EMA and Ansys’ new workflow, Ansys EMA3D Cable, is a robust, platform-level EMC cable modeling solution that delivers an extremely streamlined solution for overcoming EMC design issues. When used early in the design stage, EMA3D Cable can empower engineers to predict product performance more accurately, radically reduce physical prototyping, cut development costs and leverage test results as a basis for final acceptance and certification.

“EMA3D Cable enables engineers to efficiently assess complex cable harness system designs and evaluate protection schemes for vehicles of all sizes,” said Dr. Timothy McDonald, president of EMA. “Collaborating with Ansys on this dynamic new workflow will allow our mutual users to significantly enhance cable harness compatibility designs and substantially decrease cost and risk on the path to EMC certification.”

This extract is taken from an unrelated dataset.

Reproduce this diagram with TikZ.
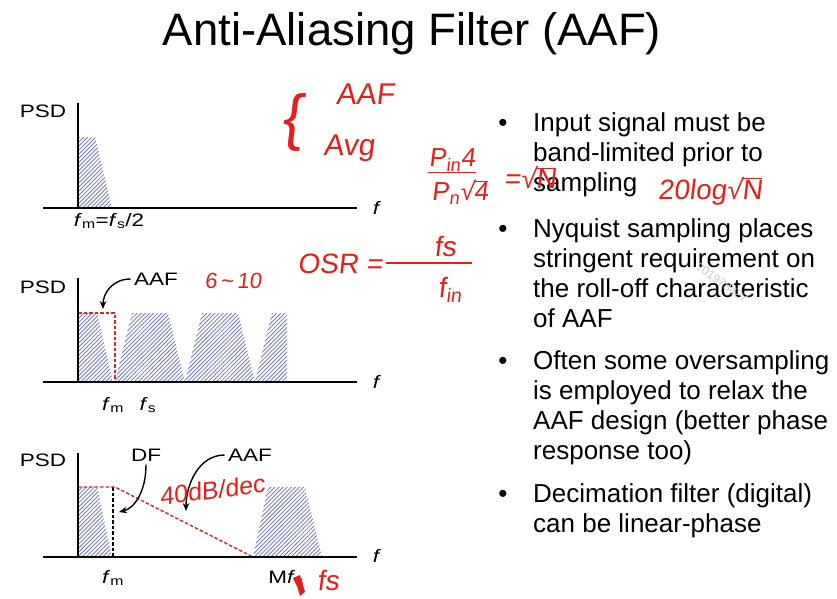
\documentclass[tikz,border=0pt]{standalone}
\usepackage{fontspec}
\setmainfont{Liberation Sans}
\newfontfamily\plotfont{Liberation Sans}[FakeStretch=1.25]
\newfontfamily\handfont{Liberation Sans}[FakeSlant=0.12]
\usetikzlibrary{arrows.meta,patterns.meta,positioning,calc}
\definecolor{hatch}{RGB}{115,120,205}
\definecolor{ink}{RGB}{228,32,28}
\definecolor{aafred}{RGB}{210,40,40}

\begin{document}
\begin{tikzpicture}[x=1pt,y=-1pt,
  axis/.style={line width=1.6pt},
  band/.style={pattern={Lines[angle=45,distance=2.9pt,line width=0.85pt]},pattern color=hatch},
  aafline/.style={aafred,line width=1.4pt,dash pattern=on 3.5pt off 2pt},
  dfline/.style={black,line width=1.3pt,dash pattern=on 3.5pt off 2pt},
  conn/.style={-{Stealth[length=8pt,width=6.5pt]},line width=1.4pt},
  plotlbl/.style={font=\plotfont\fontsize{18}{21}\selectfont},
  bul/.style={anchor=base,font=\fontsize{26}{30}\selectfont},
  btext/.style={anchor=north west,inner sep=0pt,align=left,font=\fontsize{26}{30.3}\selectfont},
  note/.style={ink,font=\handfont\fontsize{#1}{#1}\selectfont,inner sep=1pt},
  note/.default=28]
  \useasboundingbox (0,0) rectangle (837,598);
  \fill[white] (0,0) rectangle (837,598);

  % title
  \node[anchor=base,font=\fontsize{45.5}{50}\selectfont] (title) at (412,45) {Anti-Aliasing Filter (AAF)};

  % panel 1: Nyquist rate
  \path[band] (78,208) -- (78,137) -- (95,137) -- (112,208) -- cycle;
  \draw[axis] (43,208) -- (357,208);
  \draw[axis] (78,208) -- (78,103);
  \node[plotlbl] (psd1) at (43,111) {PSD};
  \node[plotlbl] (f1) at (377,208) {\textit{f}};
  \node[plotlbl] (fm1) at (109,221) {\textit{f}\textsubscript{m}=\textit{f}\textsubscript{s}/2};

  % panel 2: aliased images
  \path[band] (78,382) -- (78,313) -- (97,313) -- (113,382) -- cycle;
  \begin{scope}
    \clip (78,300) rectangle (287,382);
    \foreach \c in {150,220,290}
      \path[band] (\c-35,382) -- (\c-18,313) -- (\c+18,313) -- (\c+35,382) -- cycle;
  \end{scope}
  \draw[aafline] (78,313) -- (115,313) -- (115,382);
  \draw[axis] (43,382) -- (357,382);
  \draw[axis] (78,382) -- (78,278);
  \node[plotlbl] (psd2) at (43,287) {PSD};
  \node[plotlbl] (f2) at (377,382) {\textit{f}};
  \node[plotlbl] (fm2) at (113,405) {\textit{f}\textsubscript{m}};
  \node[plotlbl] (fs2) at (148,405) {\textit{f}\textsubscript{s}};
  \node[plotlbl] (aaf2) at (156,279) {AAF};
  \coordinate (aafp2) at (103,309);
  \draw[conn] (aaf2.west) .. controls +(-18,0) and +(0,-16) .. (aafp2);

  % panel 3: oversampling
  \path[band] (78,557) -- (78,487) -- (97,487) -- (112,557) -- cycle;
  \path[band] (253,557) -- (268,487) -- (305,487) -- (322,557) -- cycle;
  \draw[dfline] (113,487) -- (113,557);
  \draw[aafline] (78,487) -- (115,487) -- (253,557);
  \draw[axis] (43,557) -- (357,557);
  \draw[axis] (78,557) -- (78,453);
  \node[plotlbl] (psd3) at (43,460) {PSD};
  \node[plotlbl] (f3) at (377,556) {\textit{f}};
  \node[plotlbl] (fm3) at (113,578) {\textit{f}\textsubscript{m}};
  \node[plotlbl] (mfs3) at (286,578) {M\textit{f}\textsubscript{s}};
  \node[plotlbl] (df3) at (146,455) {DF};
  \node[plotlbl] (aaf3) at (250,455) {AAF};
  \coordinate (dfp3) at (119,512);
  \coordinate (aafp3) at (186,511);
  \draw[conn] (df3.south) .. controls +(0,26) and +(16,-4) .. (dfp3);
  \draw[conn] (aaf3.west) .. controls +(-26,0) and +(0,-26) .. (aafp3);

  % bullets
  \node[bul] (d1) at (503,131) {•};
  \node[btext] (b1) at (533,112) {Input signal must be\\band-limited prior to\\sampling};
  \node[bul] (d2) at (503,237) {•};
  \node[btext] (b2) at (533,218) {Nyquist sampling places\\stringent requirement on\\the roll-off characteristic\\of AAF};
  \node[bul] (d3) at (503,369) {•};
  \node[btext] (b3) at (533,350) {Often some oversampling\\is employed to relax the\\AAF design (better phase\\response too)};
  \node[bul] (d4) at (503,502) {•};
  \node[btext] (b4) at (533,483) {Decimation filter (digital)\\can be linear-phase};

  % watermark
  \node[gray!40,rotate=-35,font=\fontsize{12}{12}\selectfont] (wm) at (722,283) {701978427};

  % handwritten notes
  \node[note=62] (brace) at (292,122) {\{};
  \node[note=30] (naaf) at (365,94) {AAF};
  \node[note=30] (navg) at (349,148) {Avg};
  \node[note=26] (pin) at (452,160) {P\textsubscript{in}4};
  \node[note=26] (pn) at (460,192) {P\textsubscript{n}√$\overline{\mbox{4}}$};
  \draw[ink,line width=1.3pt] (pin.south west) -- (pin.south east);
  \node[note=28] (nsq) at (530,178) {=√$\overline{\mbox{N}}$};
  \node[note=28] (nlog) at (710,191) {20log√$\overline{\mbox{N}}$};
  \node[note=28] (osr) at (340,264) {OSR =};
  \node[note=28] (nfs) at (445,246) {fs};
  \node[note=28] (nfin) at (450,290) {f\textsubscript{in}};
  \draw[ink,line width=1.3pt] ($(osr.east)+(2,-1)$) -- (472,263);
  \node[note=22] (n610) at (233,281) {6\,\textasciitilde\,10};
  \node[note=25,rotate=7] (nslope) at (212,490) {40dB/dec};
  \node[note=28] (nfs3) at (328,580) {fs};
  \fill[ink] (293,578) -- (300,575) -- (305,592) -- (300,596) -- (297,586) -- cycle;
\end{tikzpicture}
\end{document}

“OEMs are designing new vehicles to be sleeker and lighter. This typically requires the removal of cable harness shielding, which creates EMI vulnerabilities,” said Shane Emswiler, Ansys’ senior vice president, physics business units. “Designing cable harnesses with EMA3D Cable will help engineers mitigate safety-critical EMI issues — including HIRF, lightning strikes, crosstalk and electromagnetic pulses — drastically improving certification support and reducing design expenses.”

About Ansys: If you’ve ever seen a rocket launch, flown on an airplane, driven a car, used a computer, touched a mobile device, crossed a bridge or put on wearable technology, chances are you’ve used a product where Ansys software played a critical role in its creation. Ansys is the global leader in engineering simulation. Through our strategy of Pervasive Engineering Simulation, we help the world’s most innovative companies deliver radically better products to their customers. By offering the best and broadest portfolio of engineering simulation software, we help them solve the most complex design challenges and create products limited only by imagination. Founded in 1970, Ansys is headquartered south of Pittsburgh, Pennsylvania, U.S.A. Visit www.ansys.com for more information.

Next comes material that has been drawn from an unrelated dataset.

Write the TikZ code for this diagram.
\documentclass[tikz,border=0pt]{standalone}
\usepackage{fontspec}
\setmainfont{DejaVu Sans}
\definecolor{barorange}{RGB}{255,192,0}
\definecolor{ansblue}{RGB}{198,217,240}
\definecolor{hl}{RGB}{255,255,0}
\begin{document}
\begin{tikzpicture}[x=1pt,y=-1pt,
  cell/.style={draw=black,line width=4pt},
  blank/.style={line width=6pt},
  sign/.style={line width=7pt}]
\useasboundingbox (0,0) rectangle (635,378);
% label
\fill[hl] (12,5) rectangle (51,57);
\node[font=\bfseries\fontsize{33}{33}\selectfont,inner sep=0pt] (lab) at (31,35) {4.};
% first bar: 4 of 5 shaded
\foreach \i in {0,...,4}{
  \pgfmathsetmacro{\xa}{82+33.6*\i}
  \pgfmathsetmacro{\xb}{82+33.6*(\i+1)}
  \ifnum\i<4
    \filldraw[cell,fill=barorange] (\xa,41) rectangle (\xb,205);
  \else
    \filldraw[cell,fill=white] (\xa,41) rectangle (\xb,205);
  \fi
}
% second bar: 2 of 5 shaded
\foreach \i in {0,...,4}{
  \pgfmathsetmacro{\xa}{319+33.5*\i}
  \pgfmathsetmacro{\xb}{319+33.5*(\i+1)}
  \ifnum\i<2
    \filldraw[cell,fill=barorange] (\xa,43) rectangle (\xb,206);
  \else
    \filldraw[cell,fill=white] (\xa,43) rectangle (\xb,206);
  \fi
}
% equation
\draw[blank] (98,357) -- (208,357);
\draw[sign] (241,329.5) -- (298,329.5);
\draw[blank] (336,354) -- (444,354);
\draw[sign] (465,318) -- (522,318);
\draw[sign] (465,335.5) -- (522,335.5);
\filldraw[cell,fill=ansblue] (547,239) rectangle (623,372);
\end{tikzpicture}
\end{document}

Ansys and any and all ANSYS, Inc. brand, product, service and feature names, logos and slogans are registered trademarks or trademarks of ANSYS, Inc. or its subsidiaries in the United States or other countries. All other brand, product, service and feature names or trademarks are the property of their respective owners.

 

About Electro Magnetic Applications, Inc.: EMA is a global leader in providing simulation, consulting and measurement services in the technical areas of electromagnetic effects. Specific specialties include lightning direct and indirect effects, high intensity radiated fields (HIRF), precipitation static (P-Static), electromagnetic pulse (EMP), EMI/EMC, spacecraft charging, RF interference, installed antenna performance and radar signature prediction. The company has been in business for over 40 years and is one of the pioneers in using the finite difference time-domain (FDTD) method to solve challenging EMP, lightning and HIRF problems for the aerospace market. More recently, these same techniques coupled with expertise in RF interference are being used to help the automotive community address the challenges of all-electric and autonomous vehicles. EMA is developing a space radiation and weather effects test facility in Pittsfield, Massachusetts that will allow customers to understand the impact of the harsh space environment on their spacecraft.